Food

How Food Contract Manufacturing Streamlines Production for Growing Food Brands

Building a food brand from scratch involves way more complexity than most entrepreneurs expect. Between sourcing ingredients, managing production equipment, handling food safety regulations, and scaling output to meet demand, the operational challenges pile up fast. Food contract manufacturing solves these problems by letting brands partner with established facilities that already have equipment, expertise, and certifications in place. Instead of investing hundreds of thousands or millions into production infrastructure, growing brands can focus on product development, marketing, and sales while experienced manufacturers handle the actual making of their products.

Cost Structure Advantages

The capital expense difference is massive. Setting up even a small commercial kitchen with proper equipment, ventilation, and safety systems easily costs $250,000 to $500,000. Add in larger production equipment like industrial mixers, packaging lines, or specialized processing equipment, and you’re looking at multi-million dollar investments before producing a single unit.

Contract manufacturers spread their facility costs across multiple clients. A bakery serving ten brands splits overhead expenses like rent, utilities, maintenance, and equipment depreciation ten ways. This shared cost model lets small brands access commercial-grade equipment and facilities they could never afford independently.

Variable costs matter just as much as capital expenses. Buying ingredients at production scale means better pricing. A contract manufacturer producing 50,000 units monthly across all clients gets supplier pricing that a startup making 2,000 units can’t access. The difference might be 20% to 40% on key ingredients, which directly impacts product margins.

Regulatory Compliance and Food Safety

FDA regulations, HACCP plans, and food safety certifications create substantial administrative burdens. Contract manufacturers maintain these systems as part of their core business. They employ food safety managers, conduct regular audits, maintain detailed documentation, and stay current with changing regulations.

Facility certifications like SQF, BRC, or organic certification require significant investment in systems, training, and audit preparation. These certifications often take a year or more to achieve. Working with an already-certified manufacturer gives brands immediate access to these credentials, which major retailers increasingly require from suppliers.

Liability insurance for food production gets expensive, especially for new companies without established track records. Contract manufacturers carry comprehensive coverage as part of their operations. They also handle product liability issues with experience that new brands lack.

Scaling Production Efficiently

Most food brands start small and hope to grow, but production capacity becomes a bottleneck fast. Making 500 jars of sauce weekly in a commercial kitchen works fine initially. When a regional grocery chain places an order for 10,000 jars, that kitchen setup becomes completely inadequate.

Contract manufacturers offer flexible scaling. Production runs can start small during test market phases, then ramp up as demand increases. Many facilities work with brands at volumes as low as 1,000 to 5,000 units per run, then scale to 50,000+ units as the product gains traction.

Seasonal demand spikes that would require permanent capacity investment can be handled through temporary production increases. A holiday-focused product needing 10x normal production for two months doesn’t require year-round equipment sitting idle. The manufacturer allocates extra capacity during peak periods and shifts to other clients during slower times.

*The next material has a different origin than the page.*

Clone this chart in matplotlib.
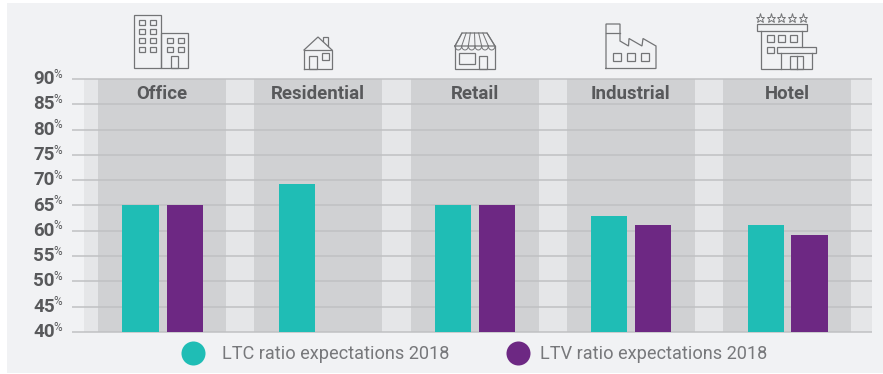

Technical Expertise and Product Development

Formulation support helps brands translate recipes into commercial production. What works in a home kitchen often fails at scale. Contract manufacturers employ food scientists who understand how ingredients behave in industrial quantities, how to maintain consistency across large batches, and how to adjust formulations for shelf stability.

Packaging expertise makes a bigger difference than most realize. The wrong packaging material can cause product degradation, labeling mistakes create regulatory problems, and inefficient packaging drives up costs. Experienced manufacturers help brands choose appropriate packaging that balances cost, functionality, and shelf appeal.

Testing and quality control systems ensure consistency. Each production run gets tested for specifications like pH, water activity, microbial counts, and sensory characteristics. This level of quality assurance prevents the batch-to-batch variation that damages brand reputation.

Supply Chain Management

Ingredient sourcing gets complicated quickly. Different suppliers, varying quality, seasonal availability, and price fluctuations create headaches. Contract manufacturers often have established supplier relationships, backup sourcing options, and systems for managing inventory across multiple products.

Storage and logistics require specialized facilities. Temperature-controlled warehousing, proper stock rotation, and efficient distribution channels are already in place. Brands avoid building warehouse capacity and negotiating shipping contracts, especially important when starting regional distribution.

The production scheduling flexibility matters more as brands grow. Being able to increase or decrease production runs based on actual sales instead of committing to fixed schedules prevents both stockouts and excess inventory situations that tie up working capital.